## BEGIN INPUT FOR THIS TASK

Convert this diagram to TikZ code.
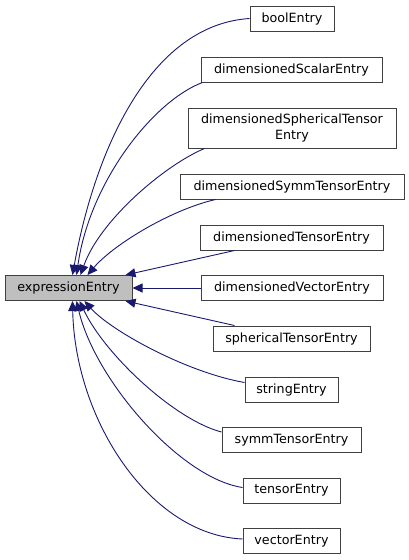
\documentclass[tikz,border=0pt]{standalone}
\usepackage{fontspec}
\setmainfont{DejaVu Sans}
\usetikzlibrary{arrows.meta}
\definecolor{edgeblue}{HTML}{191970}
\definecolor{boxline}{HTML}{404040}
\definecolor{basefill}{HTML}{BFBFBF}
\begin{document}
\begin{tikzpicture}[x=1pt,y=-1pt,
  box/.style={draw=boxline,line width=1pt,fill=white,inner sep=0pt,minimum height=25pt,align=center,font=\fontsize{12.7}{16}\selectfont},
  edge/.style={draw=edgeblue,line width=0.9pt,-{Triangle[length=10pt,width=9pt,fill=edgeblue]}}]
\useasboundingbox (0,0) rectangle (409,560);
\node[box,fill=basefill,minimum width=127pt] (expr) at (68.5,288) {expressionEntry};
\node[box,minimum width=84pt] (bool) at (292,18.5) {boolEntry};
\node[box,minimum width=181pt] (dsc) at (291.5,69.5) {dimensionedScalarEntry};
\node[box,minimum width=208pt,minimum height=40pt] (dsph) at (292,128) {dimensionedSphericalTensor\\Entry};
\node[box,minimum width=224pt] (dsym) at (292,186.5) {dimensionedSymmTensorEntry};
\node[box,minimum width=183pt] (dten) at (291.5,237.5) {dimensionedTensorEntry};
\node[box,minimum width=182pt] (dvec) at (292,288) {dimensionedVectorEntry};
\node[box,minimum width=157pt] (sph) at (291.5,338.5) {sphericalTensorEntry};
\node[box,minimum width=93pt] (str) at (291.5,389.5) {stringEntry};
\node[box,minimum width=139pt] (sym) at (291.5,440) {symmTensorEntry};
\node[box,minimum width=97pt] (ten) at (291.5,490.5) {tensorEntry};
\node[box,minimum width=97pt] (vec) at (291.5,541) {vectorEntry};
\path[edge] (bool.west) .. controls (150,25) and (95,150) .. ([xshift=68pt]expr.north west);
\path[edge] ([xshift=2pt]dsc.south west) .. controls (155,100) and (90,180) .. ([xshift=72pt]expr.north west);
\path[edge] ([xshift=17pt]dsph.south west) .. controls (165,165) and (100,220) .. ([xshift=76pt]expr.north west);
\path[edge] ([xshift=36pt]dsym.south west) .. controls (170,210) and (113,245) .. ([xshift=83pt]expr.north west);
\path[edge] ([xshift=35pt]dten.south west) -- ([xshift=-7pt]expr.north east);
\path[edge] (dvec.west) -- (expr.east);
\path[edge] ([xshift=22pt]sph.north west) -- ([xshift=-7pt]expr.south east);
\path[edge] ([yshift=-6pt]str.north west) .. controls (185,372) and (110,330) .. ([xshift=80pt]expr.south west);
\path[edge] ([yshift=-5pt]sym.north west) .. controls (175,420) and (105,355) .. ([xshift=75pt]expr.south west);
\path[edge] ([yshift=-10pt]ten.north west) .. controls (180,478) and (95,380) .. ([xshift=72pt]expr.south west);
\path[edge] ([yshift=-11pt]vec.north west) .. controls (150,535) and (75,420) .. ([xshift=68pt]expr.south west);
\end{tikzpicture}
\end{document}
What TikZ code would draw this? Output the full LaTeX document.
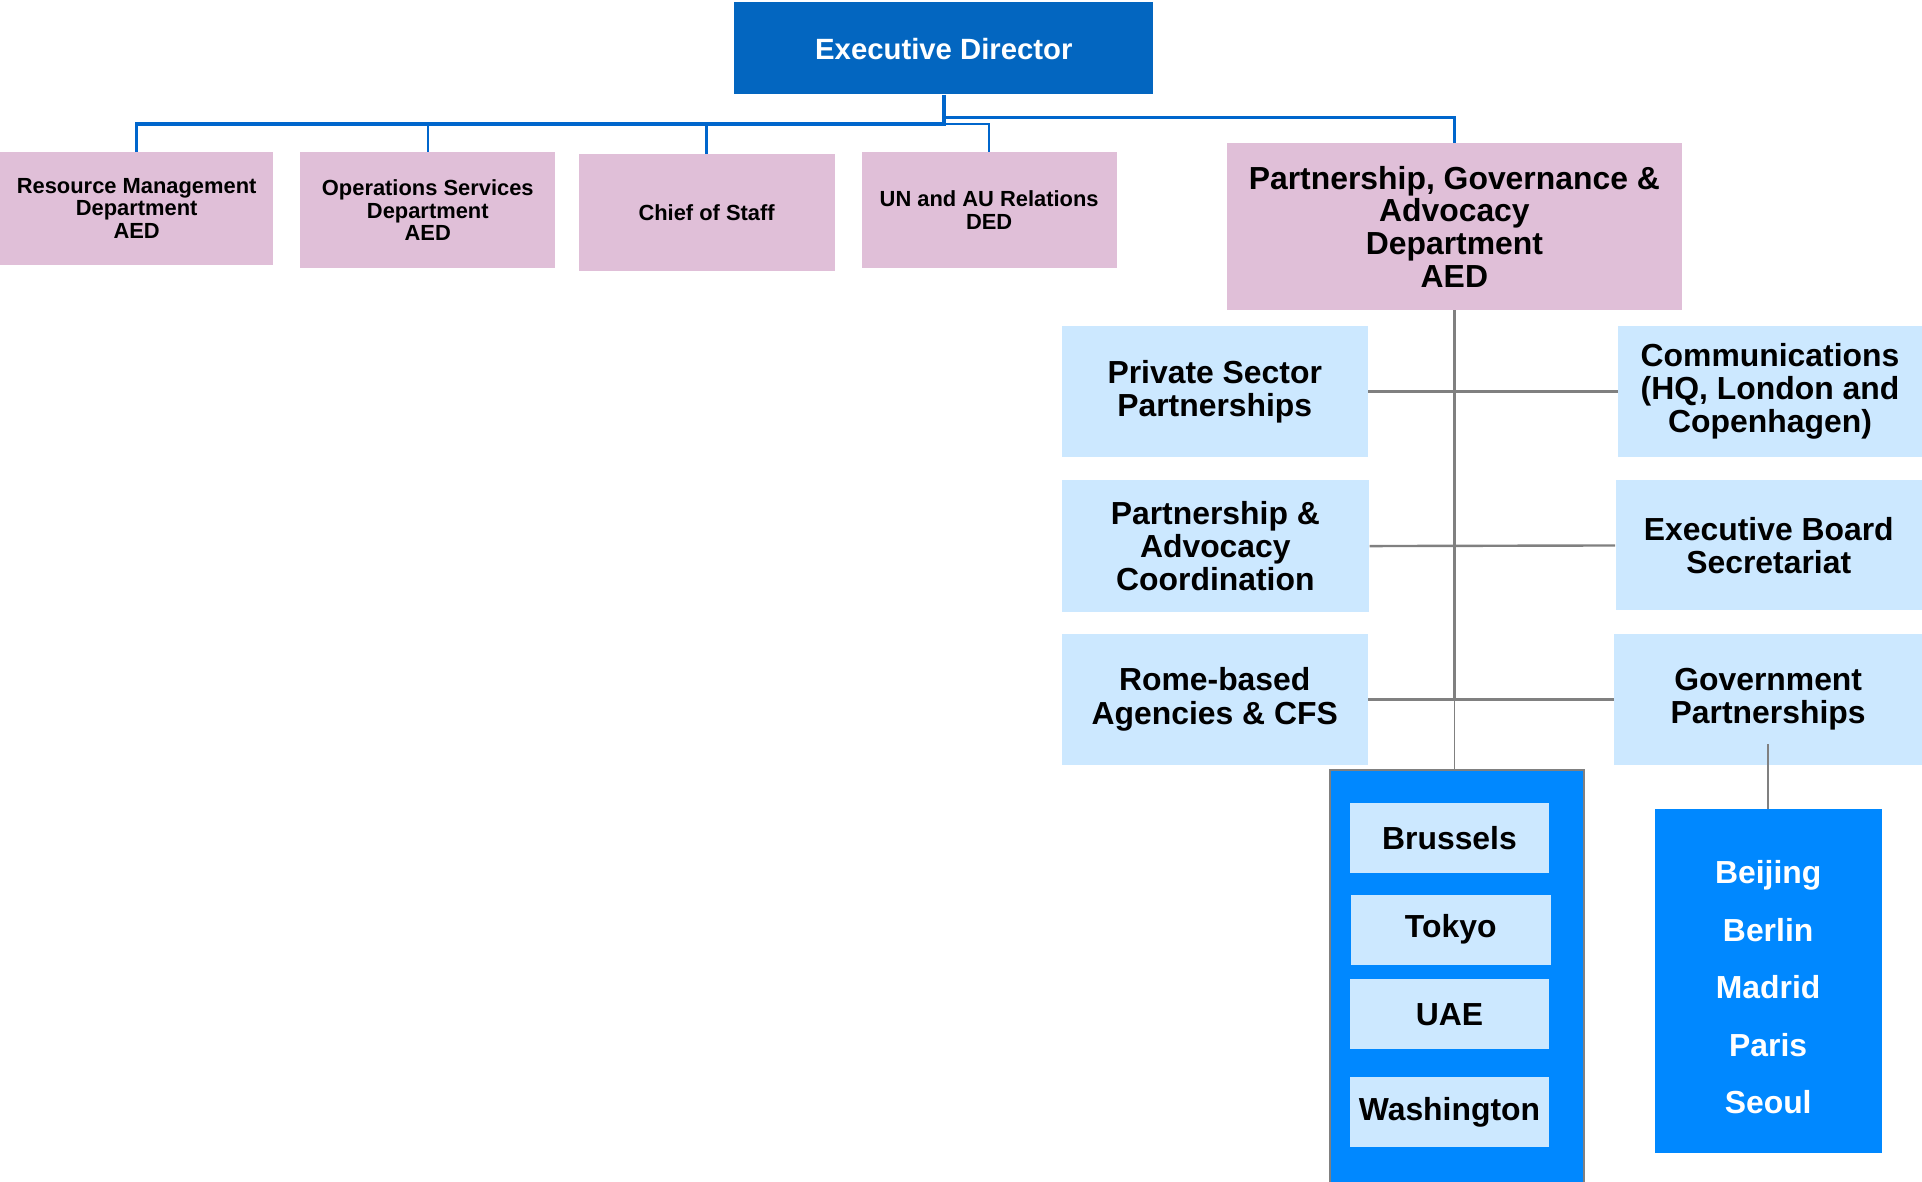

## END INPUT FOR THIS TASK
## BEGIN INPUT FOR THIS TASK

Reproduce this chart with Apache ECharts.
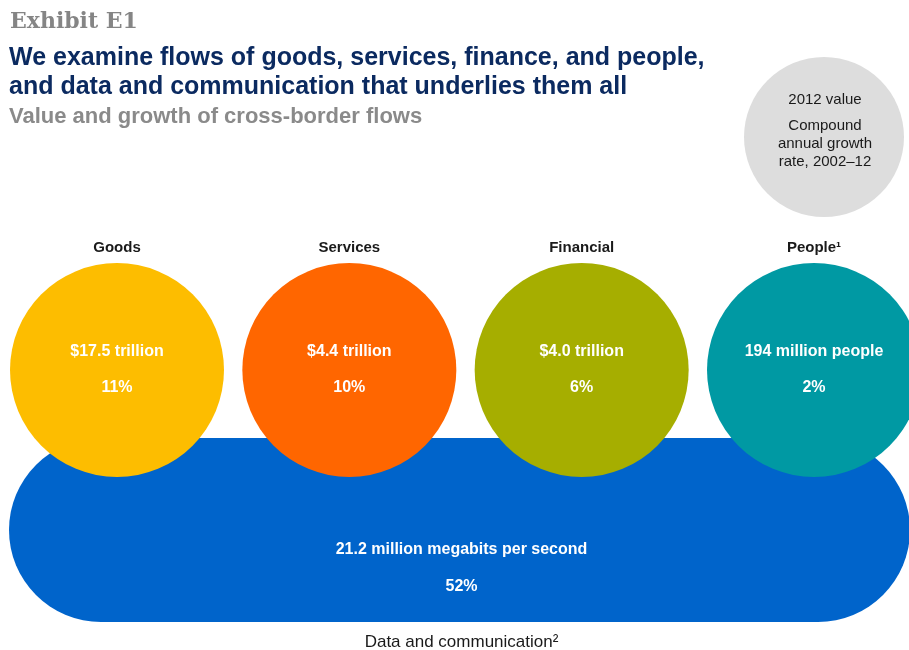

## END INPUT FOR THIS TASK
## BEGIN INPUT FOR THIS TASK

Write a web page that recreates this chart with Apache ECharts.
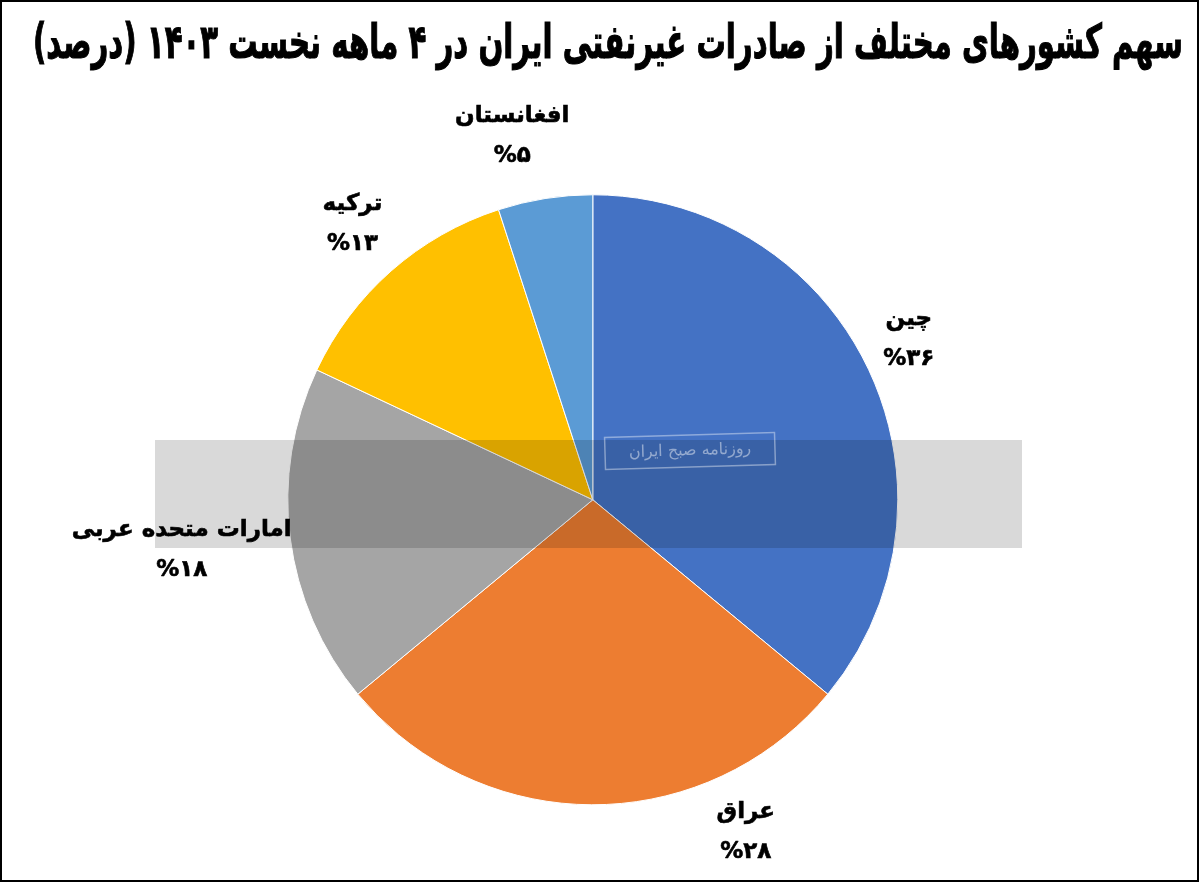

## END INPUT FOR THIS TASK

Copy out every line of the data that includes the word "draw".

* **REPLY TO THE EXERCISE**:
  box/.style={draw=boxline,line width=1pt,fill=white,inner sep=0pt,minimum height=25pt,align=center,font=\fontsize{12.7}{16}\selectfont},
  edge/.style={draw=edgeblue,line width=0.9pt,-{Triangle[length=10pt,width=9pt,fill=edgeblue]}}]
What TikZ code would draw this? Output the full LaTeX document.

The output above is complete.